When Hunter vacated the premises prior to the deadline on her eviction notice, she believed the matter was closed; thus, instead of being in court on September 8, she was asleep in a spare bedroom at her son’s house after pulling an all-night shift. The judge issued a warrant for her arrest and a bond for $1,000.

Hunter was unaware of what happened until ProPublica, a nonprofit newsroom that investigates abuses of power, informed her of the warrant near the end of September. She had already moved into a new place by then and was distraught by the difficulties the criminal charge was going to cause.

“I got to pay a fine for that, I got to get a bond out, it’s just so much,” Hunter said. “I moved out, so why am I going through all this? Why?”

Failure to appear at an eviction proceeding usually ends with a judgment in the landlord’s favor.

If the tenant still does not leave, law enforcement may be enlisted to remove the tenant’s property before changing the locks, but it remains a civil matter in every state except Arkansas.

Although an order by the U.S. Centers for Disease Control and Prevention shielded millions of renters from eviction nationwide until December 31, 2020, many others like Hunter did not benefit from its protection. The Arkansas statute has tended to target economically disadvantaged individuals as well as women in general – and especially women of color. In the initial six months of the pandemic, over 65% of those facing criminal eviction charges were women. No racial information was available for the statewide statistics, but to give some idea of the bias, Black women were the defendants in 62% of Little Rock’s criminal evictions in 2012.

“In disadvantaged neighborhoods, eviction is to women what incarceration is to men: incarceration locks men up, while eviction locks women out,” said Princeton sociologist Matthew Desmond, whose book Evicted won a Pulitzer Prize.
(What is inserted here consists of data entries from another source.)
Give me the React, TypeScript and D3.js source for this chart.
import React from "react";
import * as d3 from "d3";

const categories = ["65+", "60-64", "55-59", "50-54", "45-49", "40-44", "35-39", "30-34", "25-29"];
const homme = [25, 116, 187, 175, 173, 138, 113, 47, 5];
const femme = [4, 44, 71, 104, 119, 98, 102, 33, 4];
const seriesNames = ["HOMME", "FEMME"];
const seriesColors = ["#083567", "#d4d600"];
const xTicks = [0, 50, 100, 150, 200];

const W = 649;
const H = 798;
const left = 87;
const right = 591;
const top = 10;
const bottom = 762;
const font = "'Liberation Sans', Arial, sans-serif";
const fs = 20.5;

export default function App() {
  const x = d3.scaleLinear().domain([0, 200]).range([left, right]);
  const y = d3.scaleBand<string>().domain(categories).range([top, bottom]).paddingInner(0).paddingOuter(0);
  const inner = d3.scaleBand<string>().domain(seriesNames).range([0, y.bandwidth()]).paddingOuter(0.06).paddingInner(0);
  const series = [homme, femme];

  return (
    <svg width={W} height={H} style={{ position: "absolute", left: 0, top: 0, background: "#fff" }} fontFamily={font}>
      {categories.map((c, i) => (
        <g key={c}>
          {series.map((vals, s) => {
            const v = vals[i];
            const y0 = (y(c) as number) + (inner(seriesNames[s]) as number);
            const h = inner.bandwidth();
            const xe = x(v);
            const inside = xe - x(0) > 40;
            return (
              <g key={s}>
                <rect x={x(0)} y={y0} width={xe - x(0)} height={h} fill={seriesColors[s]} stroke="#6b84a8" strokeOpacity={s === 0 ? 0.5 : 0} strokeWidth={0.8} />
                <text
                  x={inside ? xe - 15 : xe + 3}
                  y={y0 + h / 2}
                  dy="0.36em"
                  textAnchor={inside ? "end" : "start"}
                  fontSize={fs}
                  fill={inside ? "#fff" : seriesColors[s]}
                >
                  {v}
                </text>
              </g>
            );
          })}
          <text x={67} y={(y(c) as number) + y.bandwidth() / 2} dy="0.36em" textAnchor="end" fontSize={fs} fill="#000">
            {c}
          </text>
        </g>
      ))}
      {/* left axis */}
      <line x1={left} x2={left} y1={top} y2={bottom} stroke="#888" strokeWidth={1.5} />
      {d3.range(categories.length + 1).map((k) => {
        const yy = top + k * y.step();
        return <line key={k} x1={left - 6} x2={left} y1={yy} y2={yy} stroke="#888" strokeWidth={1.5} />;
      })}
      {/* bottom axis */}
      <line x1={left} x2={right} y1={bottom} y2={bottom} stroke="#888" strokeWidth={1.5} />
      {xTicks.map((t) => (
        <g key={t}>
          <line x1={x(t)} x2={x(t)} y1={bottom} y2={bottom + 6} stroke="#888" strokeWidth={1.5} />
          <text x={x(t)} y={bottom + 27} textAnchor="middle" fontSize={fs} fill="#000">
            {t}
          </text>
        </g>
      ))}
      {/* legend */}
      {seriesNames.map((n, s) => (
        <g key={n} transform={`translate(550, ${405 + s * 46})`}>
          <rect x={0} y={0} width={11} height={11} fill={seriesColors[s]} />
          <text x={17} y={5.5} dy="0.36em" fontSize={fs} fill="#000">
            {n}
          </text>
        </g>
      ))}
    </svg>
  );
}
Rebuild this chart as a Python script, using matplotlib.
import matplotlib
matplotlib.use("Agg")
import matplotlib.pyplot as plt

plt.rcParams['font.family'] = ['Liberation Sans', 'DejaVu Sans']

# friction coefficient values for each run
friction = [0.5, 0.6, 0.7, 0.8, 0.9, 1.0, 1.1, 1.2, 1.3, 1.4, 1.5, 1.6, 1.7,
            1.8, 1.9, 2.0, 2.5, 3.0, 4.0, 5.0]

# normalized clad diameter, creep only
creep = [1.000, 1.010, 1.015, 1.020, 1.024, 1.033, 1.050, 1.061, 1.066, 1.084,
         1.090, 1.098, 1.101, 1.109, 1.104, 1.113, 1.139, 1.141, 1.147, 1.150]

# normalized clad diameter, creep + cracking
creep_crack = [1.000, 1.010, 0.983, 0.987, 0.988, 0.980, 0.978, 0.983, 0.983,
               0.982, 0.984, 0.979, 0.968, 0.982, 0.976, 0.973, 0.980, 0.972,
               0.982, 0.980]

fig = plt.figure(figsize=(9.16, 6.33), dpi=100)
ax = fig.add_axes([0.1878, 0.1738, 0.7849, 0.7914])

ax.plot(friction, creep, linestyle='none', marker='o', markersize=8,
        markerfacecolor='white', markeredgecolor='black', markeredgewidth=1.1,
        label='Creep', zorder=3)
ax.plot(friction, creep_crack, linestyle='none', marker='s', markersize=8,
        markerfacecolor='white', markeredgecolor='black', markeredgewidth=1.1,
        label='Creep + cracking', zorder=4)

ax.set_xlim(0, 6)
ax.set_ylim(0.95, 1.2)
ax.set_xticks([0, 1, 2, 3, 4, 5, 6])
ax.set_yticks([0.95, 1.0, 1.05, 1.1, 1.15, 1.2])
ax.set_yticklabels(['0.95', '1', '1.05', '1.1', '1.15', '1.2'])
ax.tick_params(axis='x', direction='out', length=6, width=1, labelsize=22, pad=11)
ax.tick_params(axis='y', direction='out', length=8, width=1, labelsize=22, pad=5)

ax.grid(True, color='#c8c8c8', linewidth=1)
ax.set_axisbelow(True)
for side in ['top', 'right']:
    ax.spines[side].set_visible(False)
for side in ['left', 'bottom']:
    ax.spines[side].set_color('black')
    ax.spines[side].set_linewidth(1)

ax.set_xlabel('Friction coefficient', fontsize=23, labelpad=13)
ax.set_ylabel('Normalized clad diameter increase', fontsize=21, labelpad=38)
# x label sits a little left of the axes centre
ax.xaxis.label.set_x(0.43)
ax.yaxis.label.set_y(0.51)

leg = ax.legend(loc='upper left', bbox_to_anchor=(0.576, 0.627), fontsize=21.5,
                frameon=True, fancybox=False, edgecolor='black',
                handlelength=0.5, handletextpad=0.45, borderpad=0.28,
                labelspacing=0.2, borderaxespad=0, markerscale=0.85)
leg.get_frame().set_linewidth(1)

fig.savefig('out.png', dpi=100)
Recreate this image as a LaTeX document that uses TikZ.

He suggests that two factors working against women are that landlords prefer renters without children and that men bring in higher wages. In Arkansas, for example, Black women earn only 65¢ for each dollar made by White men. A criminal conviction stemming from eviction would further damage their earning potential.

“You do all the right things and still get hung up in a system that’s never built for you,” said Wilma Young, commenting on her own eviction ordeal that began with her being handcuffed on her doorstep in front of her young daughters.

Young’s October 1999 arrest was the result of allegations that she had not paid rent and then refused to vacate her apartment in a Little Rock suburb. Young, however, was current on her payments and had kept copies of the checks. After spending a night in jail, she found several neighbors had endured similar experiences – all of them Black and the majority women. Young, along with other women of color, sued the property managers of the apartment complex for their discriminatory practices. They settled with her out of court in 2001, thus managing to avoid media coverage or a legal challenge to the practice of criminal eviction.

While Young’s case was still being litigated, the state legislature took steps in March 2001 to strengthen the abusive statute. An amendment, signed into law that April, raised the fine on renters who overstayed to $25 a day and charged them with a Class B misdemeanor – which could mean a jail sentence as long as 90 days – for failing to pay back rent. 

The law was changed back to its pre-2001 form in 2017 after legal challenges mounted in state and federal courts. The reversal to a lesser misdemeanor charge was meant, in theory, to stop renters from being incarcerated solely because of an inability to pay. But in practice, it has failed. Arkansas’ criminal database has recorded at least 45 arrests due to eviction since 2018.

Civil evictions are pursued more often in the state, though landlords say taking that route costs them as much as $750 per case in lawyer fees. The criminal option, by contrast, pushes that expense onto taxpayers, who typically end up funding both the prosecuting and defense attorneys in such cases. Because a large number of Arkansas legislators are also landlords, they are unlikely to do away with the misdemeanor charge – at least until their constituents get tired of footing the bill for criminalizing poverty.